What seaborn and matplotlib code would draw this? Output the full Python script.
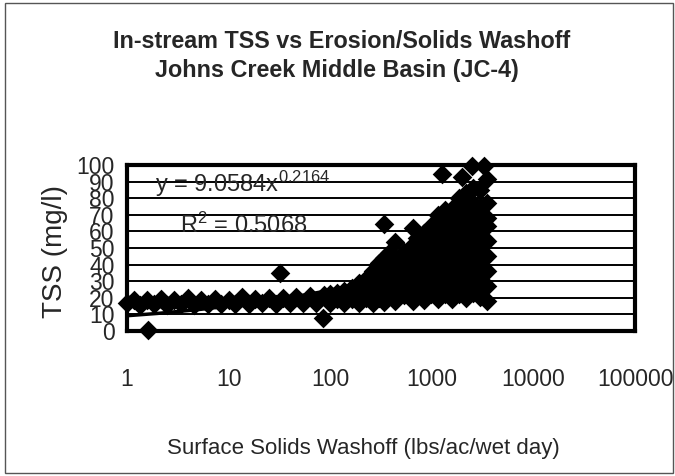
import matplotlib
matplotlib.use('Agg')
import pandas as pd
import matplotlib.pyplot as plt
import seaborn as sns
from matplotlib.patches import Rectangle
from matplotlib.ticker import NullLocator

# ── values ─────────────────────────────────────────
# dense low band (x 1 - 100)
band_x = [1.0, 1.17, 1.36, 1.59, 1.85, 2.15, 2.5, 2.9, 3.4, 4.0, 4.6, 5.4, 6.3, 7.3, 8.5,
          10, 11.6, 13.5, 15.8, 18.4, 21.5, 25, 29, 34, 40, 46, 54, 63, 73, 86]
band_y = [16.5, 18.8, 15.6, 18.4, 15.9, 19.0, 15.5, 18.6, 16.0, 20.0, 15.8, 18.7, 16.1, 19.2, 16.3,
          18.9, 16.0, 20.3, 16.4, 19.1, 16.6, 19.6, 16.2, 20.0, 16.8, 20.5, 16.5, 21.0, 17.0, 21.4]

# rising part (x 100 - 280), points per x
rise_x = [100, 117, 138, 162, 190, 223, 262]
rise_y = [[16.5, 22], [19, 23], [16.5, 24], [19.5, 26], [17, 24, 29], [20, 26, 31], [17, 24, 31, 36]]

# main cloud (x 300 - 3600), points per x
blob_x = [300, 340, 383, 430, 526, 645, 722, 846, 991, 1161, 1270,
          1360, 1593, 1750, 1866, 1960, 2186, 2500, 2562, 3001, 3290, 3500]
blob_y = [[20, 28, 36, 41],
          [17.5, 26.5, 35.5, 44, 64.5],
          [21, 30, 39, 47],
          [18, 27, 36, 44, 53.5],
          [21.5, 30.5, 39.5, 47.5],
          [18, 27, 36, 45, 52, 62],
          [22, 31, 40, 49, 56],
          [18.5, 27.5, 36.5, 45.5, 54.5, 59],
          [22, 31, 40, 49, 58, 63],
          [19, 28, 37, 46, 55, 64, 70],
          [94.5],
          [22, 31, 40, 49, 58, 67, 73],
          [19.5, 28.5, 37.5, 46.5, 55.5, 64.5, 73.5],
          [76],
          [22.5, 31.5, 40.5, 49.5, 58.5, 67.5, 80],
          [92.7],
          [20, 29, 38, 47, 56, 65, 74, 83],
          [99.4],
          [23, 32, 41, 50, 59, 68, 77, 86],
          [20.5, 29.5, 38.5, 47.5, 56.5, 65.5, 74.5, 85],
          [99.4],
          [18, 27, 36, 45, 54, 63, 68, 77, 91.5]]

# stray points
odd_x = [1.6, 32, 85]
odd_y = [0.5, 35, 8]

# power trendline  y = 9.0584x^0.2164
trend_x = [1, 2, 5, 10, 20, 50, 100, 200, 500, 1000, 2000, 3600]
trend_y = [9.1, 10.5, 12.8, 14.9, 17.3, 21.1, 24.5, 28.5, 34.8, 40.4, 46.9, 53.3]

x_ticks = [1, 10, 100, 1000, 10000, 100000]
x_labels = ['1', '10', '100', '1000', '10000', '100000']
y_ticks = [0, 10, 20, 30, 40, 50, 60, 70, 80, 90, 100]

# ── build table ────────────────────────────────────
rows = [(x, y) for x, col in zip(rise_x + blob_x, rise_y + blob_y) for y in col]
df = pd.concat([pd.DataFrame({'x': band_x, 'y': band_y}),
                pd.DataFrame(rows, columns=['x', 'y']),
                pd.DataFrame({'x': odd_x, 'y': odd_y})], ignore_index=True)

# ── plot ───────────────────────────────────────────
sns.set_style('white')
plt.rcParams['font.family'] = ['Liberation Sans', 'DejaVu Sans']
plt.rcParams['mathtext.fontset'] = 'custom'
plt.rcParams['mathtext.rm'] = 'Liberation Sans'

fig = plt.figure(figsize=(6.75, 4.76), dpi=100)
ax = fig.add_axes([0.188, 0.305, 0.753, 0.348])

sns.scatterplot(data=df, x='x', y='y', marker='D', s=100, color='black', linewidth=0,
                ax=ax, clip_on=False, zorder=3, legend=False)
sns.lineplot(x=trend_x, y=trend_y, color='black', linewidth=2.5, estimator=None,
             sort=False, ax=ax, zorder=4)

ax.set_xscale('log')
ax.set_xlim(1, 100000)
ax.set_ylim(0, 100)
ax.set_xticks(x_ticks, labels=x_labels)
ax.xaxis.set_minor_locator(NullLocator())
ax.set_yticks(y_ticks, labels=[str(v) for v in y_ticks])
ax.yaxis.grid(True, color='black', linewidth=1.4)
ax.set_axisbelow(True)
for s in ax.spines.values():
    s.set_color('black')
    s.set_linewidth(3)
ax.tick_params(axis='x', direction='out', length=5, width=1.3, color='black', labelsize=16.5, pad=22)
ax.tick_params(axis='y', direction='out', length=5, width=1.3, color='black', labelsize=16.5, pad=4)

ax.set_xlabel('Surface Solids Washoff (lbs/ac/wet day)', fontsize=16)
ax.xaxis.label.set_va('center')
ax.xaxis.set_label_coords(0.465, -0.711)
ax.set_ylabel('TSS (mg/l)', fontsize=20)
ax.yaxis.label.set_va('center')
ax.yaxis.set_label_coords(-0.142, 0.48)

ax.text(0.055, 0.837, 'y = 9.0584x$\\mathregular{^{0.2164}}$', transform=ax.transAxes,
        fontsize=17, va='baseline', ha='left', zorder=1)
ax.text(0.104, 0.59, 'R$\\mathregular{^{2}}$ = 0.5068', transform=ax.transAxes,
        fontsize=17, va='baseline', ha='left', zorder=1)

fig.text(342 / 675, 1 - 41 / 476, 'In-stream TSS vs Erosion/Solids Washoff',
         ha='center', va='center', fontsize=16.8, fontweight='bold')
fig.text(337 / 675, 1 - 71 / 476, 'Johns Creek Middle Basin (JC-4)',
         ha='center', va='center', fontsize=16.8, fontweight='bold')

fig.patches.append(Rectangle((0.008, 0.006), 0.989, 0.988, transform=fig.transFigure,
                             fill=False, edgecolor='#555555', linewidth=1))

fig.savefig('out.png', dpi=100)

+ + + +

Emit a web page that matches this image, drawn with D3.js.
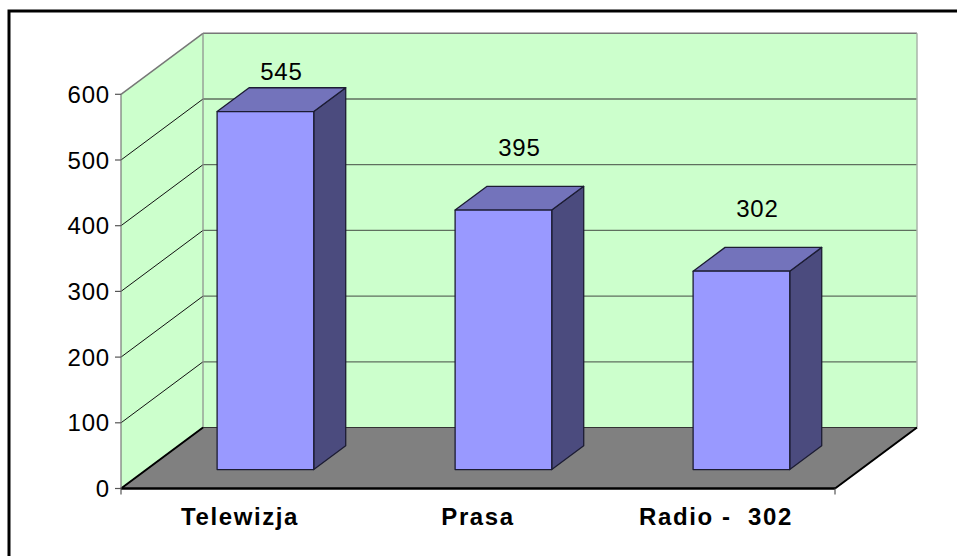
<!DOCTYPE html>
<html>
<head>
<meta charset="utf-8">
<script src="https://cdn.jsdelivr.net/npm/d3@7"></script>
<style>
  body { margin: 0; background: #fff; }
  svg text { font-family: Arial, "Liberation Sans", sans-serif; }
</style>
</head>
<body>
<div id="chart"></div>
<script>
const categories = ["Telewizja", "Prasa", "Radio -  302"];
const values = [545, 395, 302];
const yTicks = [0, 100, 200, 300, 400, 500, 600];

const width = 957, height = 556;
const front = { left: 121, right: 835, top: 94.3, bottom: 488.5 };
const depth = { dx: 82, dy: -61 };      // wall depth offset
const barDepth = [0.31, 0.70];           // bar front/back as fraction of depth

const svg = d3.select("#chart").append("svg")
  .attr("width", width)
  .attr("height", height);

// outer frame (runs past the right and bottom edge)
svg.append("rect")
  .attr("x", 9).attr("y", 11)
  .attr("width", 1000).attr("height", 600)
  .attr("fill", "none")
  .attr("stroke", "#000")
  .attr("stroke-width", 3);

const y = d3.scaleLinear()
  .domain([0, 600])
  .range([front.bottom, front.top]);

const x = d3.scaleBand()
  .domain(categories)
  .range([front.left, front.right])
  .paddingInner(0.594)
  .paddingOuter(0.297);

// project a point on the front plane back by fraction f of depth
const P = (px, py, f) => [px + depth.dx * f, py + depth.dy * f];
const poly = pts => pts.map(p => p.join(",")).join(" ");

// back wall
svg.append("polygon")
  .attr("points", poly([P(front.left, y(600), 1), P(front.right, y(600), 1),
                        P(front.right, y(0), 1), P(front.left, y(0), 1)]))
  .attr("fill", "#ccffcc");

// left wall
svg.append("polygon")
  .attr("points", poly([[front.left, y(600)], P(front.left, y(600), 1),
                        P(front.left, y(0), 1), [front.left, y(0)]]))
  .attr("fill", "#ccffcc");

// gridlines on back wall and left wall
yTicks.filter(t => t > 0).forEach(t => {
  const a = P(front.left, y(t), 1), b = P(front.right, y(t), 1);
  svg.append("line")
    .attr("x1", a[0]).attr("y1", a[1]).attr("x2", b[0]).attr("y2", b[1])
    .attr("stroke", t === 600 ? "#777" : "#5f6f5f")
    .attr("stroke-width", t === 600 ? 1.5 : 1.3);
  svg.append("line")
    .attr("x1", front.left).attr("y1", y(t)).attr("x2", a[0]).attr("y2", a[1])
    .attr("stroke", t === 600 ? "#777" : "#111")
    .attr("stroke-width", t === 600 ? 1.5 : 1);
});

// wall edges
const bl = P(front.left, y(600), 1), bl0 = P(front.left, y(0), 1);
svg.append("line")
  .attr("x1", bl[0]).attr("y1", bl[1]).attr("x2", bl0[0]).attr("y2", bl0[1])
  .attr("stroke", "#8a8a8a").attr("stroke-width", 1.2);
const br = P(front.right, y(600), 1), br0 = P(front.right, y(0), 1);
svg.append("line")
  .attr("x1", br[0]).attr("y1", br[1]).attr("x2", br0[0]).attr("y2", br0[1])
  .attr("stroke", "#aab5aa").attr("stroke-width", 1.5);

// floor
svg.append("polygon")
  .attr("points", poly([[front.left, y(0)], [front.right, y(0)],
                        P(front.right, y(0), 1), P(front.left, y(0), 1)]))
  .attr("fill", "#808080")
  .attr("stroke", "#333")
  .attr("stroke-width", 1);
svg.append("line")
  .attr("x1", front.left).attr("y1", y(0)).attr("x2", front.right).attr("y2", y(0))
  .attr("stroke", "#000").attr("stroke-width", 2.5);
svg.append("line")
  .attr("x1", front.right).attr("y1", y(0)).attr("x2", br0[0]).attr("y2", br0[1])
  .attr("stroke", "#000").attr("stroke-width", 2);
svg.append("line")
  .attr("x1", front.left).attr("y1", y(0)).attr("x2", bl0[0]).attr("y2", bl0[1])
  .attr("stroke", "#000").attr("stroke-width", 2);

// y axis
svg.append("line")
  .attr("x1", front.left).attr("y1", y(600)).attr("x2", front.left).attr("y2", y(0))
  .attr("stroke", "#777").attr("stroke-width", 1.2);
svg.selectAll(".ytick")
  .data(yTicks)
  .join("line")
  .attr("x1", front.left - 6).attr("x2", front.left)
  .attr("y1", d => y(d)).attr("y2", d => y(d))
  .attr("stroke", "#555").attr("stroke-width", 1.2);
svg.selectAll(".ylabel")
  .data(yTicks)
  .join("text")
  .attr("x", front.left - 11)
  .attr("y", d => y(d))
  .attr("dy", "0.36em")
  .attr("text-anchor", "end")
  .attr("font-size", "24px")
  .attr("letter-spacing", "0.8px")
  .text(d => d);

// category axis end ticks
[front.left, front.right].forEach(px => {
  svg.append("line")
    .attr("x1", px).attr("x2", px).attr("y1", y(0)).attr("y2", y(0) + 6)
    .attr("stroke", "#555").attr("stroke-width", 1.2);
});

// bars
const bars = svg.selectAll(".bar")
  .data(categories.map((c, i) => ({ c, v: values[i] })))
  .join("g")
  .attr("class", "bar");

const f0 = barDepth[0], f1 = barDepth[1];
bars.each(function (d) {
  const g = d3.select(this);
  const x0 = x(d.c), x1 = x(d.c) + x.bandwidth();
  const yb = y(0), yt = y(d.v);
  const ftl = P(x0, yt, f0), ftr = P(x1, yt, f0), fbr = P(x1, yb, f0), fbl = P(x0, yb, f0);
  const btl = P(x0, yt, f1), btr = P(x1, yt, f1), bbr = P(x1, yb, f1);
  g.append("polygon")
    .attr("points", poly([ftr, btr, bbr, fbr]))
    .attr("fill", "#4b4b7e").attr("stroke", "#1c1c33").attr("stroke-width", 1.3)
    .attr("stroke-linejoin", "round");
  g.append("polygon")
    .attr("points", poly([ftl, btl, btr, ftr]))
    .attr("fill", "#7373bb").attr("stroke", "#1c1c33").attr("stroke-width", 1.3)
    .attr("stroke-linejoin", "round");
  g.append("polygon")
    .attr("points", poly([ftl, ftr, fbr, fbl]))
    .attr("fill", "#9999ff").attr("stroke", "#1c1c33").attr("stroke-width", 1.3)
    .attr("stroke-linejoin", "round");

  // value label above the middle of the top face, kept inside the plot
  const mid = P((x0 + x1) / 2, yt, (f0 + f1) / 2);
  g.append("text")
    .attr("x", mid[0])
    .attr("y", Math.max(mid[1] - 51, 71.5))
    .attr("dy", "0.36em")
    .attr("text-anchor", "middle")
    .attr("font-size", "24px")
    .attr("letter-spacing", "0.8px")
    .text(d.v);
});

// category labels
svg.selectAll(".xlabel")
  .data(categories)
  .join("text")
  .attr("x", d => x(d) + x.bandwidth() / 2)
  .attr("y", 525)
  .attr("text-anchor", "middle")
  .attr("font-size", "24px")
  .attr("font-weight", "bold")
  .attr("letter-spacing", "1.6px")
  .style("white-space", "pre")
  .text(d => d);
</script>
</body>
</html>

+ + + +

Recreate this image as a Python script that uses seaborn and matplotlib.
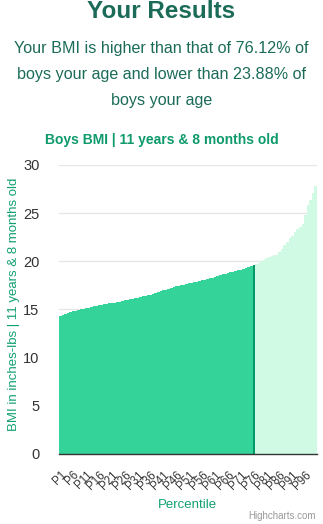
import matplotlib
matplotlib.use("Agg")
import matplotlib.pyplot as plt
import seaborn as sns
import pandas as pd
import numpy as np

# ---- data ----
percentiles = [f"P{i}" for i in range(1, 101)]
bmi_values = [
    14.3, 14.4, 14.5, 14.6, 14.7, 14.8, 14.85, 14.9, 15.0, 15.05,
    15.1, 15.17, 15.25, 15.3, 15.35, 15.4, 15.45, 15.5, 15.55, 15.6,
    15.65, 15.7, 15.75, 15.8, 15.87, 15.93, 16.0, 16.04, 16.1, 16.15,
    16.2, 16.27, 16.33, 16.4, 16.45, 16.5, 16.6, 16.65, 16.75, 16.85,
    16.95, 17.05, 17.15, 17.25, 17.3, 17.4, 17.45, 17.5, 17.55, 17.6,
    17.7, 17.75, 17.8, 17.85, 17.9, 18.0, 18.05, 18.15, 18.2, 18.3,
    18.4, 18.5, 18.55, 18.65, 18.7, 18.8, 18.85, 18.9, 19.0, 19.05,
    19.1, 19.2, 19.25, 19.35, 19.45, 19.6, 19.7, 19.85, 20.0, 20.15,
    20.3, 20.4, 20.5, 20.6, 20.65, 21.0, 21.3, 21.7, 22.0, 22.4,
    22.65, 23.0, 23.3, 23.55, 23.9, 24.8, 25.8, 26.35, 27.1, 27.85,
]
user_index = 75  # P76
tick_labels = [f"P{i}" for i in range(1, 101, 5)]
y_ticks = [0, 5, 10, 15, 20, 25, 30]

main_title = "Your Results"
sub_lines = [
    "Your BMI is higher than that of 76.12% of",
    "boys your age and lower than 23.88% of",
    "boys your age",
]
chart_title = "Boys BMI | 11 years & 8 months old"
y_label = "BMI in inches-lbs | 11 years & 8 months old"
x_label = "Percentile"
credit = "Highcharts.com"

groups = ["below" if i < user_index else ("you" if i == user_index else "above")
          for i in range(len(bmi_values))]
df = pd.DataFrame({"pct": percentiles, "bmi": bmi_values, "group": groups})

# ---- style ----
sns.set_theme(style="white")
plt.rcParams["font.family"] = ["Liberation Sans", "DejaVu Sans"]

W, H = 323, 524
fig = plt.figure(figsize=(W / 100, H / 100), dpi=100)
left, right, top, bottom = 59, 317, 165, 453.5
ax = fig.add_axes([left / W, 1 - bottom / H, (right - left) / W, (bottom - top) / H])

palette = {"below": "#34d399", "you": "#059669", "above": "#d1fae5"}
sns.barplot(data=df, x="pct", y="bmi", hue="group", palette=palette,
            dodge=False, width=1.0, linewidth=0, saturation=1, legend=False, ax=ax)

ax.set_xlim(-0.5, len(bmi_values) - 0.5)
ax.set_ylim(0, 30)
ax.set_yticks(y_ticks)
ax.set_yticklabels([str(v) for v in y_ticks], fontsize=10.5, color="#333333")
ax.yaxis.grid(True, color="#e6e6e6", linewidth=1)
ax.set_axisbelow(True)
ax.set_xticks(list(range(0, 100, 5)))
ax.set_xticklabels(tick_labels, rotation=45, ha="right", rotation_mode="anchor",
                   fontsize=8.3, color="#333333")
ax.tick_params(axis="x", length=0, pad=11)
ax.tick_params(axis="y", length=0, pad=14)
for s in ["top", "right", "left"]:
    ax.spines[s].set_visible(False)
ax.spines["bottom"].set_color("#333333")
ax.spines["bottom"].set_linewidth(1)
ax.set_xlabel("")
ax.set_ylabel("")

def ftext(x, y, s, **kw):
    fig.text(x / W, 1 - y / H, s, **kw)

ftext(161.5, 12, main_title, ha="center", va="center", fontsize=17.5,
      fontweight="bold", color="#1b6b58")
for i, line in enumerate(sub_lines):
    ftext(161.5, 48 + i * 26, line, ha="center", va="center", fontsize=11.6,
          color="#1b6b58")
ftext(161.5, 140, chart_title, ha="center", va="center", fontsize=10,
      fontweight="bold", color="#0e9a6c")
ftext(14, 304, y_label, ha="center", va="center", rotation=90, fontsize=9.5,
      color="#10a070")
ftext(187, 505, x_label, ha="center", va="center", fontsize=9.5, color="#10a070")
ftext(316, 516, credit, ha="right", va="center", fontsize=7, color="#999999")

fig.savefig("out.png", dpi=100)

+ + + +

> [WHAT YOU HAVE TO DO]:
Make an exact copy of only the lines from the one with "What seaborn and" through the one with "from matplotlib.ticker import NullLocator". Pictures don't belong in it.

> [TASK RESPONSE]:
What seaborn and matplotlib code would draw this? Output the full Python script.
import matplotlib
matplotlib.use('Agg')
import pandas as pd
import matplotlib.pyplot as plt
import seaborn as sns
from matplotlib.patches import Rectangle
from matplotlib.ticker import NullLocator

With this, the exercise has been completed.